With a holistic design concept that seamlessly brings together bakery production, service area, guest seating, and an urban garden, the new Juno retains the friendly neighborhood spirit of their original bakery but now features expanded space for guests to dine in, relax, and gather together. Additionally, the new Juno features large windows that provide opportunities for guests and passersby to observe the Juno team at work.
The successful partnership between Juno and FRAMA Interior Architecture was informed by a set of shared values. From the very beginning, FRAMA’s spatial concept was guided by the same values that have made Juno the Bakery a beloved local institution and a globally-recognized pioneer in artisanal baking: quality, authenticity, and an uncompromising attention to detail.
Located at the corner of Løgstørgade and Århusgade, just two doors down from the bakery’s original home, the new Juno occupies 120 m2 on the ground level of a five-story residential building in the heart of Copenhagen’s leafy Østerbro district. Inside, the new Juno was conceived as a series of four primary spatial zones: bakery production, client services, indoor seating, and 20 m2 of front garden seating. Each zone has a distinct function that engages in a natural dialogue with the others to create an elegant and logical spatial dynamic. In the future, the new bakery will be linked together with the original Juno space, once that location is renovated and repurposed. Taking over this new, larger location would allow for expanded and more efficient baking production as well as for more logical flow of people through space.

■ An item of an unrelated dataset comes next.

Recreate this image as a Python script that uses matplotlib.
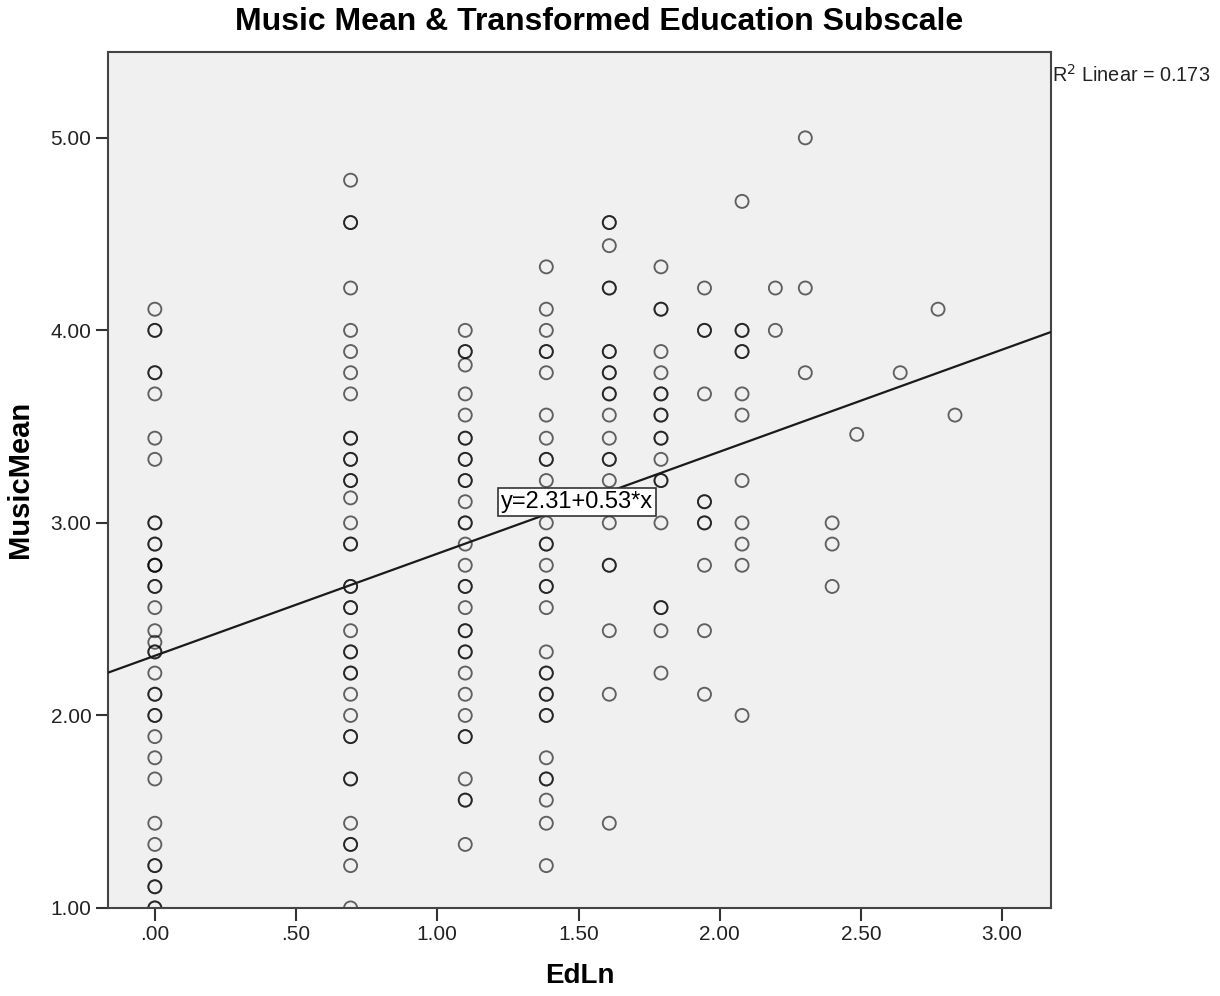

Just as with the original Juno, the careful craft of hands-on bakery production remains a focus of the interior design. Large, street-facing and interior facing windows would allow for a transparent connection between the bakers at work, guests inside the bakery, as well as the surrounding neighborhood. In this way, the traditions of artisanal baking are being presented to the public in an informal and contemporary way, with Juno’s team of talented craftspeople at the center.